§ Short problem: Count how many lines of the data include "diagram". The answer is that number and nothing else.

Records:
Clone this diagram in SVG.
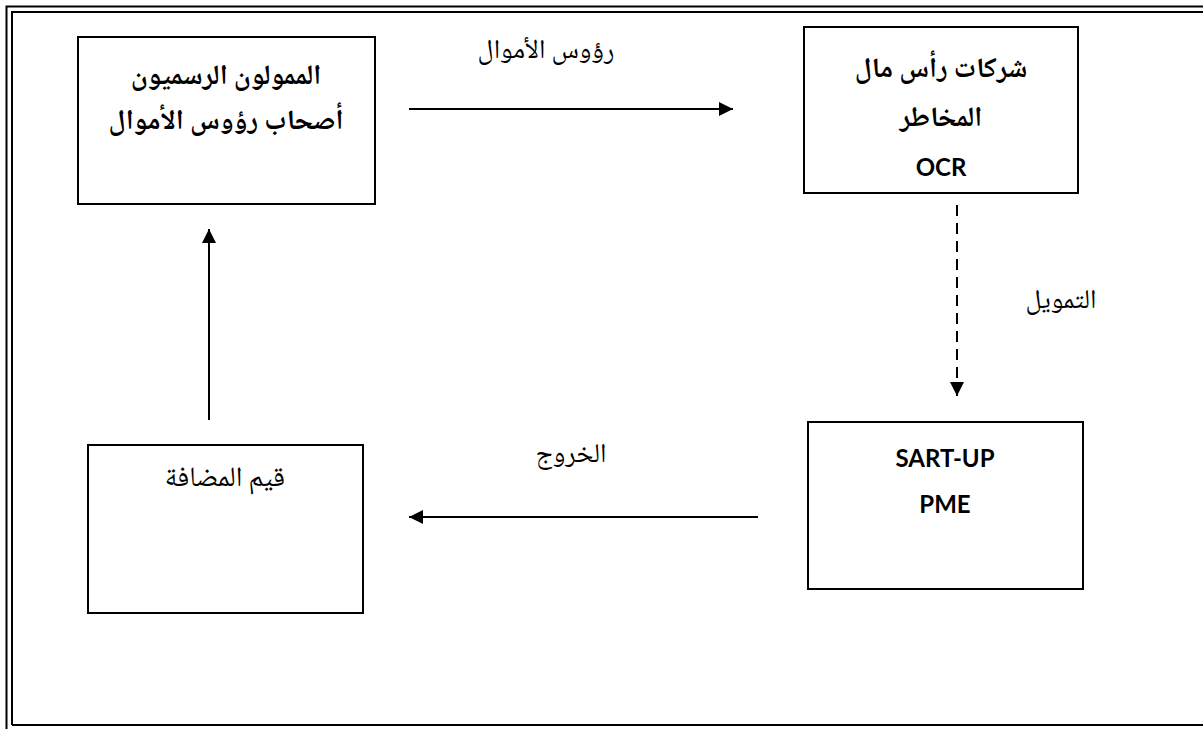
<svg xmlns="http://www.w3.org/2000/svg" width="1203" height="729" viewBox="0 0 1203 729">
<style>
.frame{fill:none;stroke:#000;stroke-width:2}
.box{fill:#fff;stroke:#000;stroke-width:2}
.ar{font-family:"Noto Naskh Arabic","Noto Sans Arabic","DejaVu Sans",sans-serif;text-anchor:middle;fill:#000}
.bold{font-weight:bold;font-size:28px}
.reg{font-size:28px}
.lbl{font-size:27px}
.lat{font-family:Lato,"Open Sans",sans-serif;font-weight:bold;font-size:24px;text-anchor:middle;fill:#000}
.ln{stroke:#000;stroke-width:2;fill:none}
</style>
<defs>
<marker id="ah" viewBox="0 0 10 10" refX="10" refY="5" markerWidth="7.5" markerHeight="7" markerUnits="strokeWidth" orient="auto">
<path d="M0,0 L10,5 L0,10 z" fill="#000"/>
</marker>
</defs>
<rect width="1203" height="729" fill="#fff"/>
<g id="frame">
<path class="frame" d="M6.5,729 V6.5 H1203"/>
<path class="frame" d="M12,725 V12 H1203 M12,725 H1203"/>
</g>
<g id="connectors">
<line class="ln" x1="409" y1="109" x2="733" y2="109" marker-end="url(#ah)"/>
<line class="ln" x1="957" y1="205" x2="957" y2="396" stroke-dasharray="11,7" marker-end="url(#ah)"/>
<line class="ln" x1="758" y1="517" x2="409" y2="517" marker-end="url(#ah)"/>
<line class="ln" x1="209" y1="420" x2="209" y2="229" marker-end="url(#ah)"/>
<text class="ar lbl" x="546" y="58">رؤوس الأموال</text>
<text class="ar lbl" x="1061" y="308">التمويل</text>
<text class="ar lbl" x="571" y="462">الخروج</text>
</g>
<g id="n1">
<rect class="box" x="78" y="37" width="297" height="167"/>
<text class="ar bold" x="226" y="84">الممولون الرسميون</text>
<text class="ar bold" x="226" y="129">أصحاب رؤوس الأموال</text>
</g>
<g id="n2">
<rect class="box" x="804" y="27" width="274" height="166"/>
<text class="ar bold" x="941" y="77">شركات رأس مال</text>
<text class="ar bold" x="941" y="126">المخاطر</text>
<text class="lat" x="941" y="176">OCR</text>
</g>
<g id="n3">
<rect class="box" x="808" y="422" width="275" height="167"/>
<text class="lat" x="945" y="467">SART-UP</text>
<text class="lat" x="945" y="513">PME</text>
</g>
<g id="n4">
<rect class="box" x="88" y="445" width="275" height="168"/>
<text class="ar reg" x="225" y="486">قيم المضافة</text>
</g>
</svg>
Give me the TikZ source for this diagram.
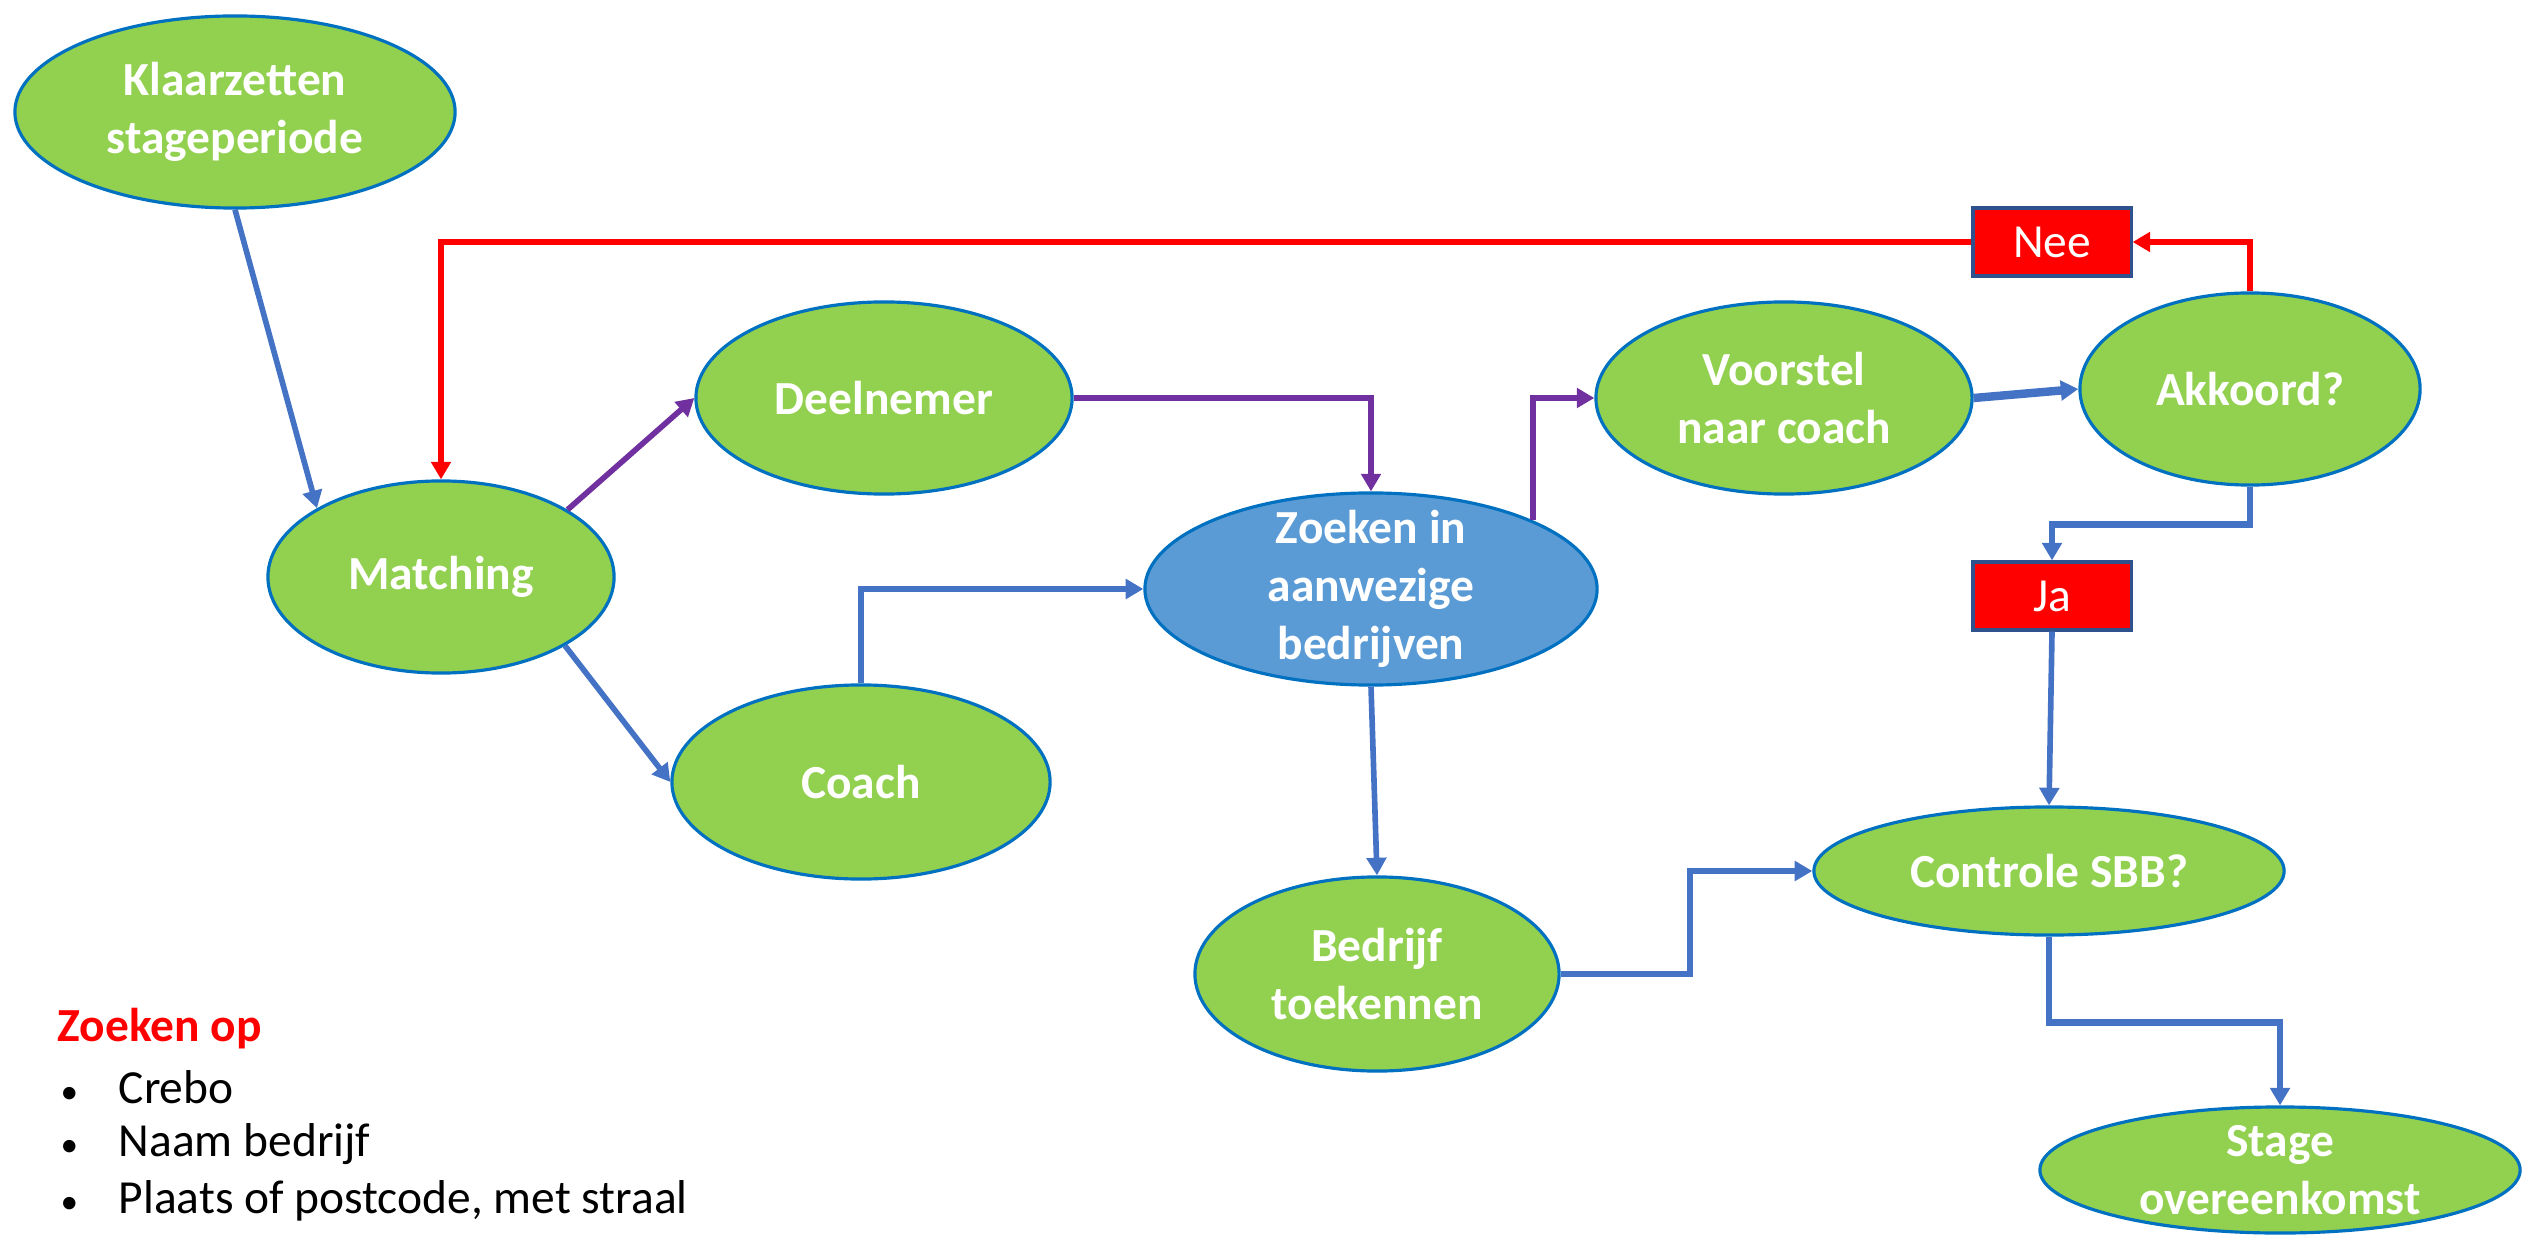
\documentclass[tikz,border=0pt]{standalone}
\usepackage{fontspec}
\setmainfont{Carlito}
\usetikzlibrary{shapes.geometric,arrows.meta}
\definecolor{stapgroen}{RGB}{146,208,80}
\definecolor{zoekblauw}{RGB}{91,155,213}
\definecolor{randblauw}{RGB}{0,112,192}
\definecolor{lijnblauw}{RGB}{68,114,196}
\definecolor{paars}{RGB}{112,48,160}
\definecolor{kaderblauw}{RGB}{47,82,143}

\begin{document}
\begin{tikzpicture}[x=0.01cm,y=-0.01cm,
    stap/.style={ellipse,draw=randblauw,line width=0.9pt,fill=stapgroen,text=white,
      font=\bfseries\fontsize{13.5}{16.5}\selectfont,align=center,
      inner xsep=0pt,inner ysep=-6pt,minimum width=3.76cm,minimum height=1.92cm},
    keuze/.style={rectangle,draw=kaderblauw,line width=0.9pt,fill=red,text=white,
      font=\fontsize{13.5}{15}\selectfont,minimum width=1.58cm,minimum height=0.68cm},
    pijl/.style={-{Triangle[width=5.5pt,length=5pt]},line width=1.6pt,draw=lijnblauw},
    dikpijl/.style={pijl,line width=2.4pt},
    paarspijl/.style={pijl,draw=paars},
    roodpijl/.style={pijl,draw=red,line width=1.5pt},
    lijst/.style={anchor=west,inner sep=0pt,font=\fontsize{13.5}{16.5}\selectfont}]
  \useasboundingbox (0,0) rectangle (2534,1240);
  \node[stap,minimum width=4.4cm] (klaar) at (235,112) {Klaarzetten\\stageperiode};
  \node[stap,minimum width=3.46cm] (match) at (441,577) {Matching};
  \node[stap] (deel) at (884,398) {Deelnemer};
  \node[stap,minimum width=3.78cm,minimum height=1.94cm] (coach) at (861,782) {Coach};
  \node[stap,fill=zoekblauw,minimum width=4.52cm] (zoek) at (1371,589) {Zoeken in\\aanwezige\\bedrijven};
  \node[stap] (voor) at (1784,398) {Voorstel\\naar coach};
  \node[stap,minimum width=3.4cm] (akk) at (2250,389) {Akkoord?};
  \node[keuze] (nee) at (2052,242) {Nee};
  \node[keuze] (ja) at (2052,596) {Ja};
  \node[stap,minimum width=4.7cm,minimum height=1.28cm] (ctrl) at (2049,871) {Controle SBB?};
  \node[stap,minimum width=3.64cm,minimum height=1.94cm] (bedr) at (1377,974) {Bedrijf\\toekennen};
  \node[stap,minimum width=4.8cm,minimum height=1.26cm] (stage) at (2280,1170) {Stage\\overeenkomst};

  \draw[pijl] (klaar.south) -- (match.151);
  \draw[paarspijl] (match.28) -- (deel.west);
  \draw[pijl] (match.-29) -- (coach.west);
  \draw[paarspijl] (deel.east) -| (zoek.north);
  \draw[pijl] (coach.north) |- (zoek.west);
  \draw[paarspijl] (zoek.23) |- (voor.west);
  \draw[dikpijl] (voor.east) -- (akk.west);
  \draw[roodpijl] (akk.north) |- (nee.east);
  \draw[roodpijl] (nee.west) -| (match.north);
  \draw[pijl,line width=1.8pt] (akk.south) -- +(0,38) -| (ja.north);
  \draw[pijl] (ja.south) -- (ctrl.north);
  \draw[pijl] (zoek.south) -- (bedr.north);
  \draw[pijl,line width=1.8pt] (bedr.east) -- +(129,0) |- (ctrl.west);
  \draw[pijl,line width=1.8pt] (ctrl.south) -- +(0,86) -| (stage.north);

  \node[lijst,text=red,font=\bfseries\fontsize{13.5}{16.5}\selectfont] (zoekop) at (57,1029) {Zoeken op};
  \foreach \t [count=\i] in {Crebo,Naam bedrijf,{Plaats of postcode, met straal}}
    \node[lijst] (punt\i) at (60,1030+57*\i) {\makebox[0.58cm][l]{\fontsize{10}{10}\selectfont\textbullet}\t};
\end{tikzpicture}
\end{document}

§ Reply: 2